Tuesday, 14 April 2015

Beaded Net Curtains - yes, really!

Oh yes I did.  I finally got sick of looking at the grubby old nylon things hanging at the windows so I thought I should make some of my own.


These are based on my favourite stitch pattern, I've heard it called linen stitch, granite stitch, grit stitch...  in any case it creates a wonderfully floaty light fabric.  So I knew it would need some beads to hold it in place!
I had some left over Mill Hill beads in gold and lilac from other projects (about 3/4 of a pack of each).  I chose to add 3 or 4 beads every 3 or 4 rows, starting on row 11.  You can just about see them in the second pic!

For yarn, I picked up 2 skeins of my favourite yarn from the LYS in town - King Cole Bamboo Cotton 4 ply.  I used around 75g for each curtain.

Each curtain measures 14" width, 38" drop.


You will need:
  • 4.5mm hook
  • 9mm hook
  • small (0.6mm ish) hook for beading
  • blocking equipment
  • 2 skeins of 4ply cotton or cotton/bamboo or even wool if your heart desires!  I used a cotton/bamboo blend with 371m (400yd) per 100g
You will also need knowledge of the bead as you go technique (or if you have more patience than me you could pre-string the beads!)

1.  With the smaller hook, fsc 78 (or an even number of fsc to fit) (or ch an odd number, sc in 2nd ch from hook - to give an even number of sc), turn.  Change up to larger hook

2.  Ch1, *sc, ch1, sk1* across, sc in last 2, turn

3 - 10: Repeat row 2

11.  Repeat row 2 but add 3 or 4 randomly spaced beads to sc stitches on row, turn.

Continue in pattern:  3 plain rows, 1 beaded row until you reach the length you want.  After blocking, 2 rows will measure approx. 1".  So my curtains have 75 rows made on the larger hook for 36" length (excl ending loops).

You may choose to add more beads per row lower down.

Finishing rows:

Change back to the smaller (4.5mm) hook, ch1, work 1 sc in each sc and each ch across, turn.

Add a border of your choice - maybe in a contrasting colour.  I went for a simple loopy border of 9 chs evenly spaced with a bead in the fifth ch.  You could add a filet border, a pineapple border...  or even a border borrowed from a pretty shawl.

When the border is finished, fasten off and weave in ends.  Rejoin yarn in other side of fsc (smaller hook!).  Ch1, sc, *sc, ch3, sc in next, sc* across to end, sc if yo are left with an odd stitch.  Fasten off.

Wet block to size, hang and enjoy the morning sun catching the beads!


  1. Really pretty and will look lovely in front of my old blurry glass window :) Thanks!

  2. Hello.. My yarn is heavier, my home is somewhat rustic. My question is, where are the beads? I cannot see them in the pictures.

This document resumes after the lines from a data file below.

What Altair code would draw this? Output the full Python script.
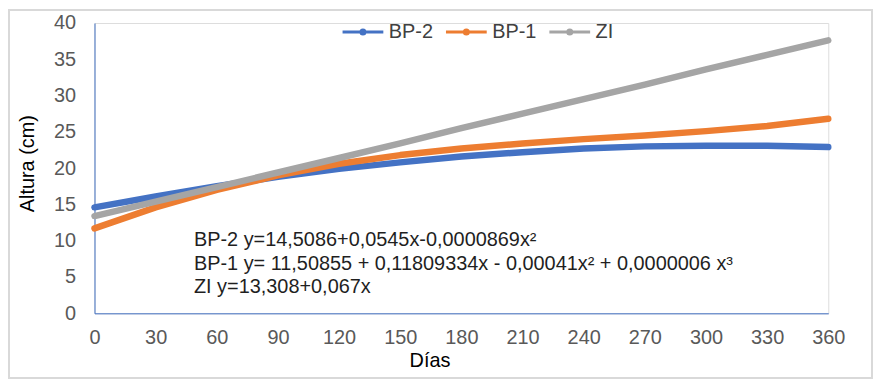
import altair as alt
import pandas as pd

days = [0, 30, 60, 90, 120, 150, 180, 210, 240, 270, 300, 330, 360]
bp2 = [14.6, 16.1, 17.5, 18.8, 19.9, 20.8, 21.6, 22.2, 22.7, 23.0, 23.1, 23.1, 22.9]
bp1 = [11.7, 14.6, 17.0, 19.0, 20.6, 21.8, 22.7, 23.4, 24.0, 24.5, 25.1, 25.8, 26.8]
zi = [13.4, 15.4, 17.4, 19.4, 21.4, 23.4, 25.5, 27.5, 29.5, 31.5, 33.6, 35.6, 37.6]
series = ["BP-2", "BP-1", "ZI"]
colors = ["#4472C4", "#ED7D31", "#A5A5A5"]
x_ticks = list(range(0, 361, 30))
y_ticks = list(range(0, 41, 5))
annotation = ("BP-2 y=14,5086+0,0545x-0,0000869x²\n"
              "BP-1 y= 11,50855 + 0,11809334x - 0,00041x² + 0,0000006 x³\n"
              "ZI y=13,308+0,067x")

rows = []
for name, vals in zip(series, [bp2, bp1, zi]):
    for d, v in zip(days, vals):
        rows.append({"Días": d, "Altura": v, "Serie": name})
df = pd.DataFrame(rows)

FONT = "Liberation Sans"

xenc = alt.X("Días:Q", title="Días",
             scale=alt.Scale(domain=[0, 360], nice=False),
             axis=alt.Axis(values=x_ticks, labelFontSize=20, labelColor="#595959",
                           labelPadding=14, ticks=False, grid=False, labelFlush=False,
                           labelOverlap=False,
                           domainColor="#4472C4", titleFontSize=20, titleColor="#000000",
                           titleFontWeight="normal", titleX=337, titleY=37,
                           titleBaseline="top", labelFont=FONT, titleFont=FONT))
yenc = alt.Y("Altura:Q", title="Altura (cm)",
             scale=alt.Scale(domain=[0, 40], nice=False),
             axis=alt.Axis(values=y_ticks, labelFontSize=20, labelColor="#595959",
                           labelPadding=19, ticks=False, grid=False, labelFlush=False,
                           domainColor="#4472C4", titleFontSize=20, titleColor="#000000",
                           titleFontWeight="normal", titlePadding=16, titleY=141,
                           labelFont=FONT, titleFont=FONT))
cenc = alt.Color("Serie:N", scale=alt.Scale(domain=series, range=colors),
                 legend=alt.Legend(title=None, orient="none", direction="horizontal",
                                   legendX=248, legendY=-13,
                                   symbolType="M-1,0L1,0M-0.1,0A0.1,0.1,0,1,0,0.1,0A0.1,0.1,0,1,0,-0.1,0",
                                   symbolSize=1681, symbolStrokeWidth=3,
                                   labelFontSize=20, labelColor="#404040",
                                   labelFont=FONT, labelOffset=4, columnPadding=6))

layers = []
for name in series:
    layers.append(
        alt.Chart(df).transform_filter(alt.datum.Serie == name)
        .mark_line(strokeWidth=6.5, strokeCap="round", strokeJoin="round")
        .encode(x=xenc, y=yenc, color=cenc)
    )

text = alt.Chart(pd.DataFrame({"t": [annotation]})).mark_text(
    align="left", baseline="top", lineBreak="\n", lineHeight=24,
    fontSize=20, font=FONT, color="#1f1f1f"
).encode(text="t:N", x=alt.value(100), y=alt.value(208))

border = alt.Chart(pd.DataFrame({"b": [0]})).mark_rect(
    filled=False, stroke="#d9d9d9", strokeWidth=2
).encode(x=alt.value(-86), x2=alt.value(782), y=alt.value(-13), y2=alt.value(357))

chart = alt.layer(border, *layers, text).properties(
    width=738, height=292,
    autosize=alt.AutoSizeParams(type="none"),
    padding={"left": 87, "top": 14, "right": 45, "bottom": 66},
).configure_view(stroke=None).configure(font=FONT)

chart.save("out.html", embed_options={"renderer": "svg", "actions": False})
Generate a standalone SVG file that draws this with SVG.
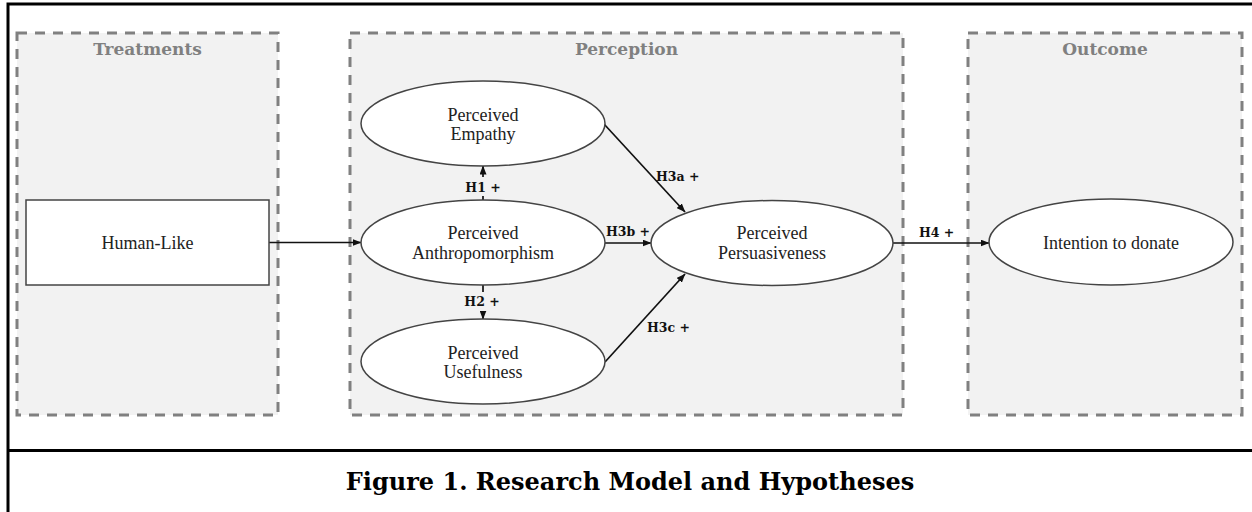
<svg xmlns="http://www.w3.org/2000/svg" width="1252" height="512" viewBox="0 0 1252 512">
<style>
.frame{fill:none;stroke:#000;stroke-width:3}
.group{fill:#f2f2f2;stroke:#808080;stroke-width:3;stroke-dasharray:10 8}
.gtitle{font-family:"DejaVu Serif",serif;font-weight:bold;font-size:17px;fill:#808080;text-anchor:middle}
.node{fill:#fff;stroke:#444;stroke-width:1.5}
.ntext{font-family:"Liberation Serif",serif;font-size:18px;fill:#222;text-anchor:middle}
.edge{fill:none;stroke:#111;stroke-width:1.7}
.lbl{font-family:"DejaVu Serif",serif;font-weight:bold;font-size:12.5px;fill:#111}
.caption{font-family:"DejaVu Serif",serif;font-weight:bold;font-size:24px;fill:#000;text-anchor:middle}
</style>
<defs>
<marker id="arr" markerUnits="userSpaceOnUse" markerWidth="9" markerHeight="7" refX="8.5" refY="3.5" orient="auto">
<path d="M0,0 L9,3.5 L0,7 z" fill="#111"/>
</marker>
</defs>
<rect width="1252" height="512" fill="#fff"/>
<g id="frame">
<path class="frame" d="M8,520 L8,4 L1260,4"/>
<line class="frame" x1="8" y1="450.5" x2="1260" y2="450.5"/>
</g>
<g id="treatments">
<rect class="group" x="17" y="33" width="261" height="382"/>
<text class="gtitle" x="147.5" y="55">Treatments</text>
</g>
<g id="perception">
<rect class="group" x="350" y="33" width="553" height="382"/>
<text class="gtitle" x="626.5" y="55">Perception</text>
</g>
<g id="outcome">
<rect class="group" x="968" y="33" width="274" height="382"/>
<text class="gtitle" x="1105" y="55">Outcome</text>
</g>
<g id="connectors">
<line class="edge" x1="269" y1="242.5" x2="361" y2="242.5" marker-end="url(#arr)"/>
<line class="edge" x1="483" y1="200" x2="483" y2="166" marker-end="url(#arr)"/>
<line class="edge" x1="483" y1="285" x2="483" y2="319" marker-end="url(#arr)"/>
<line class="edge" x1="604" y1="124" x2="685" y2="212" marker-end="url(#arr)"/>
<line class="edge" x1="605" y1="243" x2="651" y2="243" marker-end="url(#arr)"/>
<line class="edge" x1="605" y1="362" x2="685" y2="274" marker-end="url(#arr)"/>
<line class="edge" x1="893" y1="243" x2="989" y2="243" marker-end="url(#arr)"/>
<rect x="463" y="177" width="40" height="19" fill="#f2f2f2"/>
<text class="lbl" x="483" y="192" text-anchor="middle">H1 +</text>
<rect x="461" y="292" width="42" height="19" fill="#f2f2f2"/>
<text class="lbl" x="482" y="306" text-anchor="middle">H2 +</text>
<text class="lbl" x="656" y="181">H3a +</text>
<text class="lbl" x="606" y="236">H3b +</text>
<text class="lbl" x="647" y="332">H3c +</text>
<text class="lbl" x="919" y="237">H4 +</text>
</g>
<g id="human-like">
<rect class="node" x="26" y="200" width="243" height="85"/>
<text class="ntext" x="147.5" y="249">Human-Like</text>
</g>
<g id="empathy">
<ellipse class="node" cx="483" cy="123.5" rx="122" ry="42.5"/>
<text class="ntext" x="483" y="121">Perceived</text>
<text class="ntext" x="483" y="140">Empathy</text>
</g>
<g id="anthropomorphism">
<ellipse class="node" cx="483" cy="242.5" rx="122" ry="42.5"/>
<text class="ntext" x="483" y="239">Perceived</text>
<text class="ntext" x="483" y="258.5">Anthropomorphism</text>
</g>
<g id="usefulness">
<ellipse class="node" cx="483" cy="361.5" rx="122" ry="42.5"/>
<text class="ntext" x="483" y="359">Perceived</text>
<text class="ntext" x="483" y="378">Usefulness</text>
</g>
<g id="persuasiveness">
<ellipse class="node" cx="772" cy="243" rx="121" ry="42.5"/>
<text class="ntext" x="772" y="239">Perceived</text>
<text class="ntext" x="772" y="258.5">Persuasiveness</text>
</g>
<g id="intention">
<ellipse class="node" cx="1111" cy="242" rx="122" ry="43"/>
<text class="ntext" x="1111" y="249">Intention to donate</text>
</g>
<g id="caption">
<text class="caption" x="630" y="490">Figure 1. Research Model and Hypotheses</text>
</g>
</svg>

    1. Hi Paloma, the beads are there, I promise! My camera really struggled to pick them up... I only used 3 or 4 beads every 4 rows so the effect is very subtle (too subtle maybe!) - and they are pastel shades too so not much contrast.

    2. I didn't see them at first either. I had to click on the picture and then enlarge it. Then you can see them. I thought she was going to put them all on the bottom maybe.
      Very pretty.

  3. These are so pretty! I did similar using your crochet as inspiration and did simple garter stitch with a #10 crochet yarn and number 9 knitting needles, no beads, and a quadruple crochet for the curtain rod. They are lovely, too. Thank you!

  4. Thanks for your comment Bilva! Don't forget to post your project to Ravelry, it's great to see how my patterns have turned out for others :)

  5. I hadn't thought of that, but yes I think I will do it. Thanks, Katherine!

  6. Hello, I am interested to try this. Can you recommend a resource or post about the blocking?